Begin

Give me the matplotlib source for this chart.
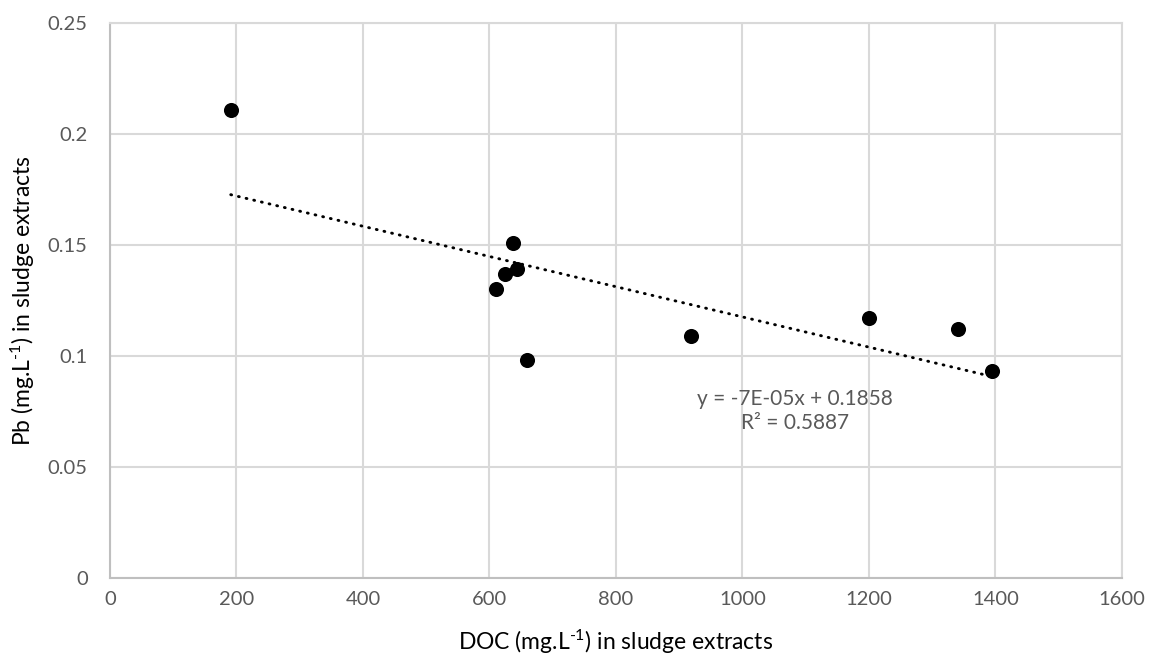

End
Begin

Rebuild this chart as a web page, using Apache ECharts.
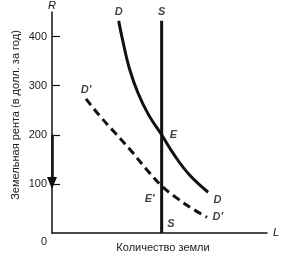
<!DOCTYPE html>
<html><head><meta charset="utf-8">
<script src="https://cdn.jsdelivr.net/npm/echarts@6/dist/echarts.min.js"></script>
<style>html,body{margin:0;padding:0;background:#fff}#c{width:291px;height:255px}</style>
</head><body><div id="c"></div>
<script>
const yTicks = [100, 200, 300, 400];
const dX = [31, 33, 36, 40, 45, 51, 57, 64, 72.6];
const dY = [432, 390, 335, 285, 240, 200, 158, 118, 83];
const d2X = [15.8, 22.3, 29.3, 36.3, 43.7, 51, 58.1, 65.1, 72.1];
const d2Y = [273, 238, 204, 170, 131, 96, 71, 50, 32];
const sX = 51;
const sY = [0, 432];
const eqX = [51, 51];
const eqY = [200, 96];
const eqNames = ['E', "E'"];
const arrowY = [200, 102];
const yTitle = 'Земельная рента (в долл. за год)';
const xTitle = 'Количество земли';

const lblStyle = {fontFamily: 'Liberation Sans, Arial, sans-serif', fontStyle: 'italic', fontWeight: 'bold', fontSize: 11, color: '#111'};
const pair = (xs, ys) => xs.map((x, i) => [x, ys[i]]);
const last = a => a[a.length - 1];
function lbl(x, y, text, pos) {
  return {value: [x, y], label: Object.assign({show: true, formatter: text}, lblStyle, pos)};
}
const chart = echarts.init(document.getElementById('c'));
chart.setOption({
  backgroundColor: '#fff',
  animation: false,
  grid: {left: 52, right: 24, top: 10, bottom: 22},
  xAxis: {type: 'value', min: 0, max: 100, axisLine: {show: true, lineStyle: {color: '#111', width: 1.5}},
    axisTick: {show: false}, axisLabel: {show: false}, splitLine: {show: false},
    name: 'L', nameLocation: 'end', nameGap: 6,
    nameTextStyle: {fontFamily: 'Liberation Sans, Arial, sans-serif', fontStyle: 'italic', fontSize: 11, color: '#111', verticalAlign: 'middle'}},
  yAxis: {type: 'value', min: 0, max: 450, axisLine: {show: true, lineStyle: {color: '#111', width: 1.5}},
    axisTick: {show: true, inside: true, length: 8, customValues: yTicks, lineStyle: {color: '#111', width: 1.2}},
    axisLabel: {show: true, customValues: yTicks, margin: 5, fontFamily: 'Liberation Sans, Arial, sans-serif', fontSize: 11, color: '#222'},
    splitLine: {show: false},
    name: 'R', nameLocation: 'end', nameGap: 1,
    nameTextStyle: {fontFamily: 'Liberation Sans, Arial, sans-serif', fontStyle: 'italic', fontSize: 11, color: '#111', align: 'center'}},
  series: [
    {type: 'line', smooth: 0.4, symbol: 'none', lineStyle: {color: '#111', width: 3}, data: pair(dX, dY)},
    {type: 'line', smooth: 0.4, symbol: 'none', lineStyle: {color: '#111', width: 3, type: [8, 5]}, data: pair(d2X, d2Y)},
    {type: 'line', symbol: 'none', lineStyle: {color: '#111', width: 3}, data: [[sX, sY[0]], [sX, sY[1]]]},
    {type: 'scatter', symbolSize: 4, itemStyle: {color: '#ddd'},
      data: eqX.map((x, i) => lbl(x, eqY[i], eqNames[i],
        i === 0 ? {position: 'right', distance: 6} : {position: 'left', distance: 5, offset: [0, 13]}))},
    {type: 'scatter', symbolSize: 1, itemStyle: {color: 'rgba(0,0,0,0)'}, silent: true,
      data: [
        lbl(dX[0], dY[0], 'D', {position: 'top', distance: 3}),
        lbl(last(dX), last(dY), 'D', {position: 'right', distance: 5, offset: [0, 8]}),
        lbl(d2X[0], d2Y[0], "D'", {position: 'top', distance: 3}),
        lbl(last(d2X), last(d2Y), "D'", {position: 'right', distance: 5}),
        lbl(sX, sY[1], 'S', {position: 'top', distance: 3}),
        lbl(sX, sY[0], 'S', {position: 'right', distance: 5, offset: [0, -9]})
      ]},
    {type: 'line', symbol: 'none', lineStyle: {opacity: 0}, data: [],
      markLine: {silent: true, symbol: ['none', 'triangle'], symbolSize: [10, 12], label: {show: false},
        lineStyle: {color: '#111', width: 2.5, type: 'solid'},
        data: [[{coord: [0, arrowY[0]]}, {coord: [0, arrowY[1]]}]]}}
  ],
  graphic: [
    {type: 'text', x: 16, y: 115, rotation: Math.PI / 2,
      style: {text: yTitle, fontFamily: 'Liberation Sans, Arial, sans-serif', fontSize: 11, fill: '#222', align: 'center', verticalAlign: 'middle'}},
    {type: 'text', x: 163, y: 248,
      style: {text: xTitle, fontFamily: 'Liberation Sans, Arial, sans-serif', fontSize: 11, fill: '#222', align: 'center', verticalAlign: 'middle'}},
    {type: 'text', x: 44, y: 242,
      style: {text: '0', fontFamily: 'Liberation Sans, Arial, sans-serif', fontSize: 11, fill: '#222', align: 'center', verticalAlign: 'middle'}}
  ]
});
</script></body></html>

End

Extract every line containing the string "this" from the material.

• The solution
Give me the matplotlib source for this chart.
Rebuild this chart as a web page, using Apache ECharts.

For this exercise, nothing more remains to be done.